ADHDは世界的には子どもの5%、成人の2.5%に見られるといわれます。
アメリカでは2003年から2011年の8年間で、子どものADHD患者数が43%増加し、子ども全体の11%にあたる640万人がADHDの診断を受けています。
成人全体では1000万人のADHD患者がいるといわれます。
2012年のアメリカ・ニューヨークタイムズの報道ではアメリカの10代少年のほぼ5人に1人がADHDと診断され、この10年で激増しています。
アメリカで行われた調査によると、両親のどちらかにADHDがあると、その子どもにADHDが現れる確率は最大50%だといわれています。
ADHDは早い場合、4歳頃に徴候が現れ、7歳までには症状が顕著に見られるようになります。男児に発症する確率は女児の2~9倍です。

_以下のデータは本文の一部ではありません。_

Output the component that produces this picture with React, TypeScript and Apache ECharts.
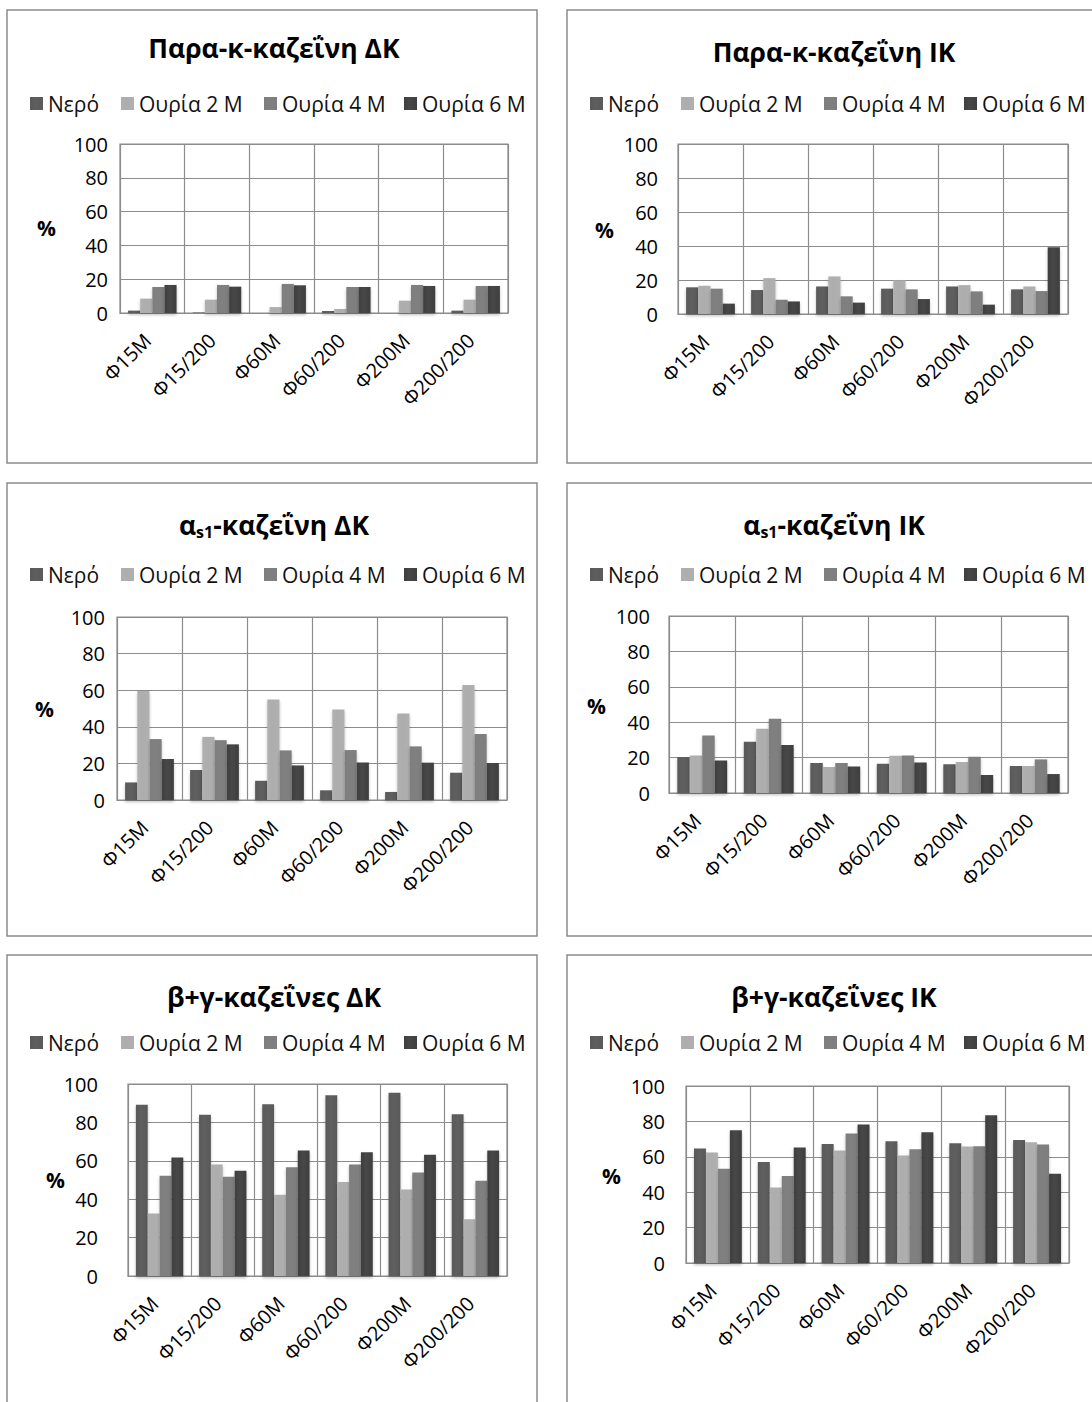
import React, { useEffect, useRef } from "react";
import * as echarts from "echarts";

const categories = ["Φ15M", "Φ15/200", "Φ60M", "Φ60/200", "Φ200M", "Φ200/200"];
const seriesNames = ["Νερό", "Ουρία 2 M", "Ουρία 4 M", "Ουρία 6 M"];
const yTicks = [0, 20, 40, 60, 80, 100];

// rows: Νερό, Ουρία 2 M, Ουρία 4 M, Ουρία 6 M ; columns follow categories
const paraKappaDK: number[][] = [
  [1.4, 0.3, 0, 1.2, 0, 1.4],
  [8.5, 7.9, 3.5, 2.4, 7.3, 7.9],
  [15.4, 16.6, 17.2, 15.4, 16.6, 16],
  [16.6, 15.6, 16.4, 15.4, 16, 16],
];
const paraKappaIK: number[][] = [
  [15.7, 14.1, 16.2, 14.9, 16.2, 14.5],
  [16.6, 21.1, 22.1, 19.8, 17, 16.2],
  [14.9, 8.4, 10.4, 14.5, 13.3, 13.5],
  [6.1, 7.4, 6.7, 8.8, 5.5, 39.3],
];
const alphaS1DK: number[][] = [
  [9.6, 16.4, 10.5, 5.3, 4.4, 14.9],
  [59.5, 34.5, 54.9, 49.5, 47.3, 62.9],
  [33.3, 32.7, 27.1, 27.3, 29.3, 36],
  [22.4, 30.4, 18.9, 20.5, 20.4, 20.2],
];
const alphaS1IK: number[][] = [
  [20.3, 28.9, 16.9, 16.5, 16.2, 15.2],
  [21.2, 36.3, 14.7, 21, 17.5, 15.2],
  [32.5, 41.9, 16.9, 21.2, 20.5, 19],
  [18.4, 27.1, 15, 17.3, 10.2, 10.7],
];
const betaGammaDK: number[][] = [
  [89.2, 84, 89.4, 94.1, 95.5, 84.2],
  [32.5, 58.1, 42.3, 48.9, 45, 29.6],
  [52.2, 51.7, 56.7, 58.1, 53.9, 49.6],
  [61.7, 54.8, 65.4, 64.5, 63.1, 65.4],
];
const betaGammaIK: number[][] = [
  [64.7, 57.1, 67.3, 68.8, 67.7, 69.5],
  [62.4, 42.7, 63.5, 60.7, 65.8, 68.2],
  [53.2, 49.2, 73.1, 64.3, 66, 66.9],
  [75, 65.2, 78.2, 73.9, 83.5, 50.4],
];

const panelData = [paraKappaDK, paraKappaIK, alphaS1DK, alphaS1IK, betaGammaDK, betaGammaIK];
const panelTitles = [
  "{t|Παρα-κ-καζεΐνη ΔΚ}",
  "{t|Παρα-κ-καζεΐνη ΙΚ}",
  "{t|α}{s|s1}{t|-καζεΐνη ΔΚ}",
  "{t|α}{s|s1}{t|-καζεΐνη ΙΚ}",
  "{t|β+γ-καζεΐνες ΔΚ}",
  "{t|β+γ-καζεΐνες ΙΚ}",
];

// layout (pixels)
const panelX = [7, 567];
const panelY = [10, 483, 955];
const panelW = 530;
const panelH = 453;
// plot area relative to panel: left, top, width, height
const plotRects = [
  [113, 134, 388, 169],
  [111, 134, 390, 170],
  [110, 134, 390, 183],
  [102, 133, 399, 177],
  [121, 129, 379, 192],
  [119, 131, 383, 177],
];
const labelMargins = [12, 20, 12, 19, 30, 21];
const titleTops = [19, 23, 21, 21, 23, 23];
const legendTops = [78, 78, 76, 76, 72, 72];
const legendItemLefts = [23, 114, 257, 397];
const percentPos = [
  [30, 218],
  [28, 220],
  [28, 226],
  [20, 223],
  [39, 225],
  [35, 221],
];

const colors = ["#555555", "#a8a8a8", "#787878", "#3c3c3c"];
const FONT = "Open Sans";

function shade(c: string) {
  const base = echarts.color.lift(c, -0.05);
  const light = echarts.color.lift(c, 0.06);
  return new echarts.graphic.LinearGradient(0, 0, 1, 0, [
    { offset: 0, color: base },
    { offset: 0.45, color: light },
    { offset: 1, color: base },
  ]);
}

export default function App() {
  const ref = useRef<HTMLDivElement>(null);
  useEffect(() => {
    if (!ref.current) return;
    const chart = echarts.init(ref.current, undefined, { renderer: "svg" });
    const grids: any[] = [];
    const xAxes: any[] = [];
    const yAxes: any[] = [];
    const series: any[] = [];
    const titles: any[] = [];
    const legends: any[] = [];
    const graphics: any[] = [];
    panelData.forEach((data, i) => {
      const col = i % 2;
      const row = Math.floor(i / 2);
      const px = panelX[col];
      const py = panelY[row];
      const [l, t, w, h] = plotRects[i];
      graphics.push({
        type: "rect",
        shape: { x: px, y: py, width: panelW, height: panelH },
        style: { fill: "none", stroke: "#8c8c8c", lineWidth: 1.5 },
        z: 0,
      });
      graphics.push({
        type: "text",
        x: px + percentPos[i][0],
        y: py + percentPos[i][1],
        style: { text: "%", font: `bold 21px '${FONT}'`, fill: "#000", textAlign: "left", textVerticalAlign: "middle" },
      });
      grids.push({
        left: px + l,
        top: py + t,
        width: w,
        height: h,
        show: true,
        borderColor: "#8c8c8c",
        borderWidth: 1.2,
        backgroundColor: "transparent",
      });
      titles.push({
        text: panelTitles[i],
        left: px + panelW / 2 - 3,
        textAlign: "center",
        top: py + titleTops[i],
        textStyle: {
          rich: {
            t: { fontFamily: FONT, fontSize: 26.5, fontWeight: "bold", color: "#000" },
            s: { fontFamily: FONT, fontSize: 16, fontWeight: "bold", color: "#000", padding: [15, 0, 0, 0] },
          },
        },
      });
      seriesNames.forEach((n, k) => {
        legends.push({
          data: [{ name: n }],
          left: px + legendItemLefts[k] - 5,
          top: py + legendTops[i],
          icon: "rect",
          itemWidth: 13,
          itemHeight: 13,
          textStyle: { fontFamily: FONT, fontSize: 21, color: "#111" },
          selectedMode: false,
        });
      });
      xAxes.push({
        type: "category",
        gridIndex: i,
        data: categories,
        axisLine: { show: true, lineStyle: { color: "#8c8c8c", width: 1.2 } },
        axisTick: { show: false },
        splitLine: { show: true, lineStyle: { color: "#8c8c8c", width: 1.2 } },
        axisLabel: {
          rotate: 45,
          fontFamily: FONT,
          fontSize: 20,
          color: "#000",
          margin: 19,
          interval: 0,
          padding: [0, 7, 0, 0],
        },
      });
      yAxes.push({
        type: "value",
        gridIndex: i,
        min: yTicks[0],
        max: yTicks[yTicks.length - 1],
        interval: yTicks[1] - yTicks[0],
        axisLine: { show: false },
        axisTick: { show: false },
        splitLine: { show: true, lineStyle: { color: "#8c8c8c", width: 1.2 } },
        axisLabel: { fontFamily: FONT, fontSize: 20, color: "#000", margin: labelMargins[i] },
      });
      data.forEach((vals, s) => {
        series.push({
          type: "bar",
          name: seriesNames[s],
          xAxisIndex: i,
          yAxisIndex: i,
          data: vals,
          barGap: "0%",
          barCategoryGap: "25%",
          itemStyle: {
            color: shade(colors[s]),
            shadowColor: "rgba(0,0,0,0.25)",
            shadowBlur: 3,
            shadowOffsetY: 2,
          },
        });
      });
    });
    chart.setOption({
      animation: false,
      backgroundColor: "#fff",
      color: colors,
      title: titles,
      legend: legends,
      grid: grids,
      xAxis: xAxes,
      yAxis: yAxes,
      series,
      graphic: graphics,
    });
    return () => chart.dispose();
  }, []);
  return (
    <div
      ref={ref}
      style={{ position: "absolute", left: 0, top: 0, width: 1092, height: 1402 }}
    />
  );
}
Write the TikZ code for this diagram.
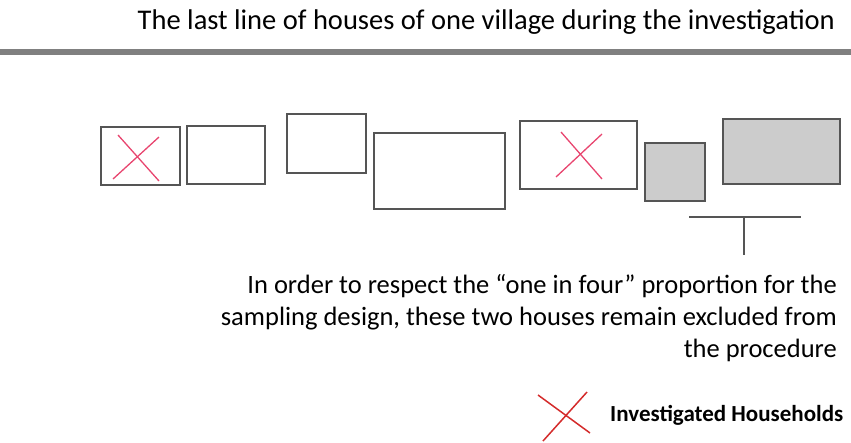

ADHDであることが診断される年齢は男児で8歳前後、女児で12歳前後と差があります。
環境要因
アメリカ精神医学会では、ADHDの原因を特定してないことを前提として、遺伝的な要因のほかに「早産。脳障害及び妊娠中の母親の喫煙、アルコールの摂取また極度のストレス」などがADHDのリスクを高める可能性があることとして例示しています。また、胎児期の殺虫剤や除草剤に含まれる有機リン系化合物の影響、生後に古い住宅のペンキに含まれる鉛などに曝露すると事による影響も報告されています。
さらに水銀がADHDのリスクを高める可能性があることも報告され始めています。
2007年にイギリス政府は、食品添加物で合成保存料として用いられる安息香酸ナトリウムと数種類の合成着色料が子どもにADHDを引き起こすという研究を受けて、これらを含むことが多いジュースやお菓子に注意を促しています。
また2008年には英国食品基準庁は合成着色料のタール色素についてメーカーに自主規制を勧告しました。
ADHDの薬の服用は脳の大きさに関連性は見られないため対処療法に過ぎないことも分かっています。
アメリカでは、ADHD患者の少なくとも15%は投薬で症状が改善されず、不眠や不安神経症などで苦しむ人も多くいます。
ADHDとコーヒー
コーヒーがADHDを改善するといわれます。これはカフェインが中枢神経を刺激して覚せい作用を促すからです。ルイス大学レオン博士の行った論文の分析によると、ADHDの子どもにカフェインを摂取させたところ、治療薬よりは効力は低いものの、多動が減り生活が改善したという結果が出ています。